All the A2's over seas have been modded (vertical grips, rails, etc) and painted, for the most part. But you might want to look into mods yourself since you may not be getting an A2.

There are a lot of A2 barrels kicking around the CQ's in KAF, so you might, at least, be able to get a short barrel if nothing else.  Our gunner with the normal C9 had one A2 barrel, which he used as a primary.

As for a pistol; No... Pistols (should) go to Drivers, LAV gunners, Crew Commanders, C6 Gunner, and most likely, if there are any left over, you section commander and / or dismounted 2IC will take one.  

I hope that helps.  Good luck over there, and keep your head down.


----------



## jmackenzie_15 (20 Jan 2007)

Straight from the horses mouth, just what i needed.

Thanks Piper, will do.

Now, how do I go about "acquiring" a sidearm?   jk


----------



## jmackenzie_15 (20 Jan 2007)

Oh, one more question as well, is there or is there not any weight difference between the standard and a2 model?
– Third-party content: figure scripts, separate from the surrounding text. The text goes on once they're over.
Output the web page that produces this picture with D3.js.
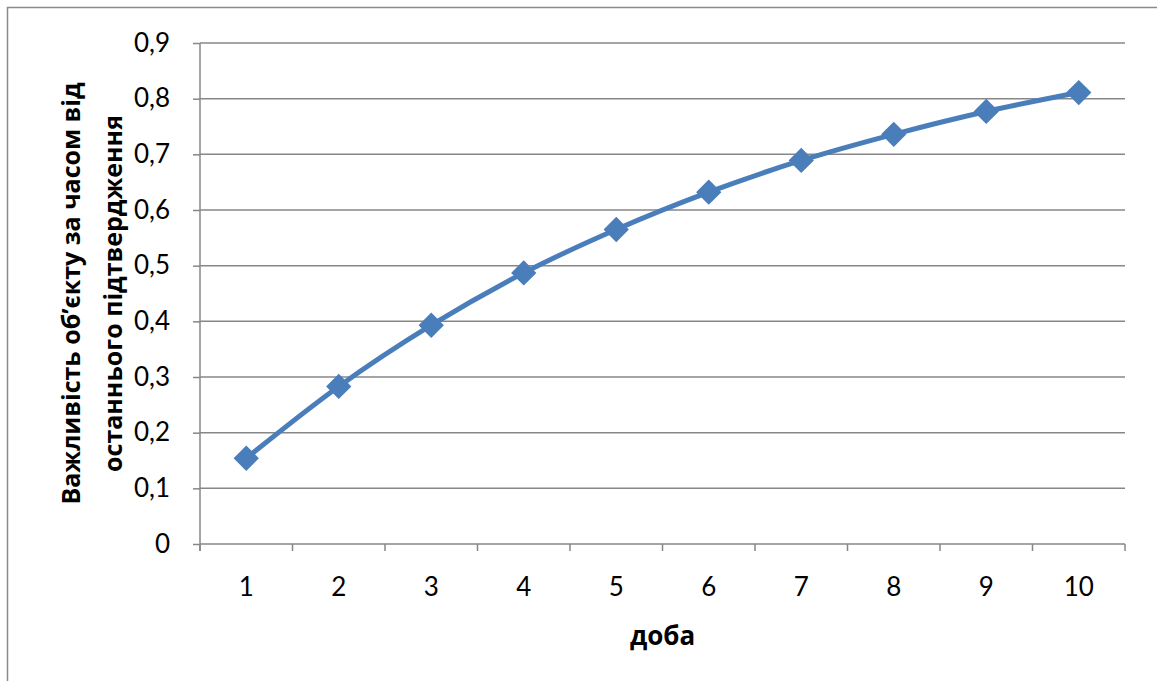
<!DOCTYPE html>
<html>
<head>
<meta charset="utf-8">
<script src="https://cdn.jsdelivr.net/npm/d3@7"></script>
<style>
  html, body { margin: 0; padding: 0; background: #fff; }
  svg { display: block; }
</style>
</head>
<body>
<svg id="chart" width="1157" height="681"></svg>
<script>
const categories = ["1", "2", "3", "4", "5", "6", "7", "8", "9", "10"];
const values = [0.154, 0.283, 0.393, 0.487, 0.565, 0.632, 0.689, 0.736, 0.777, 0.811];
const yTicks = [0, 0.1, 0.2, 0.3, 0.4, 0.5, 0.6, 0.7, 0.8, 0.9];
const yTitleLines = ["Важливість об’єкту за часом від", "останнього підтвердження"];
const xTitle = "доба";

const svg = d3.select("#chart");
const W = 1157, H = 681;
const plot = { left: 200, right: 1125, top: 43, bottom: 544 };
const gridColor = "#878787";
const lineColor = "#4A7EBB";
const numFont = "Lato, 'Noto Sans', sans-serif";
const titleFont = "'Open Sans', 'Noto Sans', sans-serif";

svg.append("rect").attr("width", W).attr("height", H).attr("fill", "#fff");
// outer chart border
svg.append("rect")
  .attr("x", 7.5).attr("y", 7.5)
  .attr("width", W + 20).attr("height", H + 20)
  .attr("fill", "none").attr("stroke", "#8a8a8a").attr("stroke-width", 1.5);

const x = d3.scaleBand().domain(categories).range([plot.left, plot.right]).padding(0);
const y = d3.scaleLinear().domain([0, 0.9]).range([plot.bottom, plot.top]);

// gridlines
svg.append("g").selectAll("line").data(yTicks.filter(d => d > 0)).join("line")
  .attr("x1", plot.left).attr("x2", plot.right)
  .attr("y1", d => y(d)).attr("y2", d => y(d))
  .attr("stroke", gridColor).attr("stroke-width", 1.5);

// y axis
const yAxis = d3.axisLeft(y).tickValues(yTicks).tickSize(7).tickPadding(23)
  .tickFormat(d => d3.format(".1f")(d).replace(".", ",").replace(/^0,0$/, "0"));
const gy = svg.append("g").attr("transform", `translate(${plot.left},0)`).call(yAxis);
gy.select(".domain").remove();
gy.append("line").attr("x1", 0).attr("x2", 0).attr("y1", plot.top).attr("y2", plot.bottom + 7)
  .attr("stroke", gridColor).attr("stroke-width", 1.5);
gy.selectAll(".tick line").attr("stroke", gridColor).attr("stroke-width", 1.5);
gy.selectAll(".tick text").attr("font-family", numFont).attr("font-size", 26).attr("fill", "#000");

// x axis
const xAxis = d3.axisBottom(x).tickSize(0).tickPadding(34);
const gx = svg.append("g").attr("transform", `translate(0,${plot.bottom})`).call(xAxis);
gx.select(".domain").remove();
gx.append("line").attr("x1", plot.left).attr("x2", plot.right).attr("y1", 0).attr("y2", 0)
  .attr("stroke", gridColor).attr("stroke-width", 1.5);
const bounds = categories.map(c => x(c)).concat([x(categories[categories.length - 1]) + x.bandwidth()]);
gx.selectAll(".bt").data(bounds).join("line").attr("class", "bt")
  .attr("x1", d => d).attr("x2", d => d).attr("y1", 0).attr("y2", 7)
  .attr("stroke", gridColor).attr("stroke-width", 1.5);
gx.selectAll(".tick text").attr("font-family", numFont).attr("font-size", 26).attr("fill", "#000");

// axis titles
const yt = svg.append("text")
  .attr("transform", `translate(0,${(plot.top + plot.bottom) / 2}) rotate(-90)`)
  .attr("text-anchor", "middle").attr("font-family", titleFont)
  .attr("font-weight", "bold").attr("font-size", 25).attr("fill", "#000");
yt.selectAll("tspan").data(yTitleLines).join("tspan")
  .attr("x", 0).attr("y", (d, i) => i === 0 ? 80 : 122)
  .text(d => d);

svg.append("text")
  .attr("x", (plot.left + plot.right) / 2).attr("y", 645)
  .attr("text-anchor", "middle").attr("font-family", titleFont)
  .attr("font-weight", "bold").attr("font-size", 26).attr("fill", "#000")
  .text(xTitle);

// series line
const cx = c => x(c) + x.bandwidth() / 2;
const line = d3.line().x((d, i) => cx(categories[i])).y(d => y(d)).curve(d3.curveMonotoneX);
svg.append("path").datum(values).attr("d", line)
  .attr("fill", "none").attr("stroke", lineColor).attr("stroke-width", 5)
  .attr("stroke-linejoin", "round");

// diamond markers
const diamond = d3.symbol().type(d3.symbolSquare).size(320);
svg.append("g").selectAll("path").data(values).join("path")
  .attr("d", diamond)
  .attr("transform", (d, i) => `translate(${cx(categories[i])},${y(d)}) rotate(45)`)
  .attr("fill", lineColor);
</script>
</body>
</html>
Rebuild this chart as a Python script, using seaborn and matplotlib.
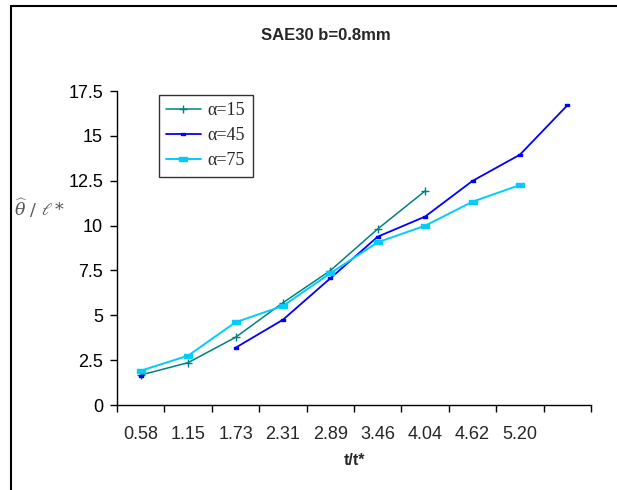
import numpy as np
import pandas as pd
import matplotlib
matplotlib.use("Agg")
import matplotlib.pyplot as plt
from matplotlib.lines import Line2D
import seaborn as sns

categories = ["0.58", "1.15", "1.73", "2.31", "2.89", "3.46", "4.04", "4.62", "5.20", ""]
a15 = [1.67, 2.36, 3.77, 5.70, 7.49, 9.81, 11.93, np.nan, np.nan, np.nan]
a45 = [1.62, np.nan, 3.19, 4.75, 7.06, 9.38, 10.50, 12.49, 13.95, 16.70]
a75 = [1.91, 2.75, 4.61, 5.52, 7.34, 9.07, 9.99, 11.33, 12.26, np.nan]
series_names = ["\u03b1=15", "\u03b1=45", "\u03b1=75"]
yticks = [0, 2.5, 5, 7.5, 10, 12.5, 15, 17.5]
ytick_labels = ["0", "2.5", "5", "7.5", "10", "12.5", "15", "17.5"]

colors = ["#008080", "#0000FF", "#00CCFF"]
rect_marker = [(-1, -0.5), (1, -0.5), (1, 0.5), (-1, 0.5), (-1, -0.5)]
markers = ["+", rect_marker, rect_marker]
msizes = [6, 3.5, 6]
lwidths = [1.1, 1.3, 1.4]

sns.set_style("white")
plt.rcParams["font.family"] = ["Liberation Sans", "DejaVu Sans"]

W, H = 617, 490
fig = plt.figure(figsize=(W / 100, H / 100), dpi=100)
left, right, top, bottom = 117, 591, 91, 405
ax = fig.add_axes([left / W, 1 - bottom / H, (right - left) / W, (bottom - top) / H])

for name, vals, c, m, ms, lw in zip(series_names, [a15, a45, a75], colors, markers, msizes, lwidths):
    v = np.array(vals, dtype=float)
    pos = np.arange(len(v))
    seg = np.cumsum(np.isnan(v))
    df = pd.DataFrame({"pos": pos, "val": v, "seg": seg})
    df = df[~np.isnan(df["val"])]
    sns.lineplot(data=df, x="pos", y="val", units="seg", estimator=None, ax=ax,
                 color=c, marker=m, markersize=ms, markeredgecolor=c,
                 markerfacecolor=c, markeredgewidth=1, linewidth=lw, legend=False)

ax.set_xlim(-0.5, len(categories) - 0.5)
ax.set_ylim(0, 17.5)
ax.set_xticks(np.arange(len(categories) + 1) - 0.5)
ax.set_xticklabels([])
ax.set_xticks(np.arange(len(categories)), minor=True)
ax.set_xticklabels(categories, minor=True, fontsize=13)
ax.tick_params(axis="x", which="minor", length=0, pad=15)
ax.tick_params(axis="x", which="major", length=5, width=1, color="black", direction="out")
ax.set_yticks(yticks)
ax.set_yticklabels(ytick_labels, fontsize=13)
ax.tick_params(axis="y", length=5, width=1, color="black", direction="out", pad=5)
ax.tick_params(axis="both", labelcolor="black")
ax.xaxis.set_ticks_position("bottom")
ax.yaxis.set_ticks_position("left")
for s in ["top", "right"]:
    ax.spines[s].set_visible(False)
for s in ["left", "bottom"]:
    ax.spines[s].set_color("black")
    ax.spines[s].set_linewidth(1)
ax.set_xlabel("")
ax.set_ylabel("")

fig.text(355 / W, 1 - 460 / H, "t/t*", ha="center", va="center", fontsize=11.5, fontweight="bold")
fig.text(326 / W, 1 - 36 / H, "SAE30 b=0.8mm", ha="center", va="center", fontsize=12, fontweight="bold")
fig.text(14 / W, 1 - 208 / H, r"$\widehat{\theta}\ /\ \ell*$", ha="left", va="center",
         fontsize=12.5, color="#555555", math_fontfamily="dejavuserif")

handles = [Line2D([0], [0], color=c, marker=m, markersize=ms, markeredgecolor=c,
                  markerfacecolor=c, markeredgewidth=1, linewidth=lw)
           for c, m, ms, lw in zip(colors, markers, msizes, lwidths)]
leg = ax.legend(handles, series_names, loc="upper left",
                bbox_to_anchor=((159 - left) / (right - left), (bottom - 95) / (bottom - top)),
                borderaxespad=0, frameon=True, fancybox=False, edgecolor="black",
                prop={"family": "Liberation Serif", "size": 13}, handlelength=1.9,
                labelspacing=0.45, borderpad=0.4, handletextpad=0.4)
leg.get_frame().set_linewidth(1)

fig.add_artist(Line2D([11 / W, 11 / W], [0, 1 - 6 / H], transform=fig.transFigure, color="black", linewidth=1.5))
fig.add_artist(Line2D([11 / W, 1], [1 - 6 / H, 1 - 6 / H], transform=fig.transFigure, color="black", linewidth=1.5))

fig.savefig("out.png", dpi=100)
Ive heard a few different things..


----------



## RHFC_piper (20 Jan 2007)

There is, but its not much.. Once you start carrying 3 barrels + Ammo + gear + water, etc. you won't really notice a weight difference.

The bonuses to the A2 are the folding / telescoping stock and the shortened barrel.

When you get over there, look at the different C9 types around KAF. The US and Dutch both use them (with different names) but they all have different 'mods'.. the Dutch have a different type of collapsing stock... it's pretty cool looking.


----------



## jmackenzie_15 (20 Jan 2007)

Id like to try it out mainly because its shorter and has another hand grip... might make life easier... although I suppose i could probobly put a second hand grip on it myself anyway.

How much ammo did you guys carry? (pm)

The tac vest we have isnt exactly the greatest for carrying machine guns and ammo..


----------



## Yeoman (20 Jan 2007)

buy your own, or buy one from someone leaving that country.
Greg


----------



## Sig_Des (20 Jan 2007)

Yeoman said:
			
		

> buy your own, or buy one from someone leaving that country.
> Greg



I'm gonna assume you mean the vest, and not the gun  ;D


----------



## Yeoman (20 Jan 2007)

Sig_Des said:
			
		

> I'm gonna assume you mean the vest, and not the gun  ;D



of course, I mean if I had my choice I'd carry the fn minimi in 7.62 nato. no one would notice, it almost looks the same 
Greg


----------



## Trinity (20 Jan 2007)

This?


----------



## Ex-Dragoon (20 Jan 2007)

Yeoman said:
			
		

> of course, I mean if I had my choice I'd carry the fn minimi in 7.62 nato. no one would notice, it almost looks the same
> Greg



If you are going for 7.62 why not just carry the C6? Isn't the 7.62 variant the Mk 48?


----------



## jmackenzie_15 (21 Jan 2007)

Yeoman said:
			
		

> buy your own, or buy one from someone leaving that country.
> Greg



Not a bad idea


----------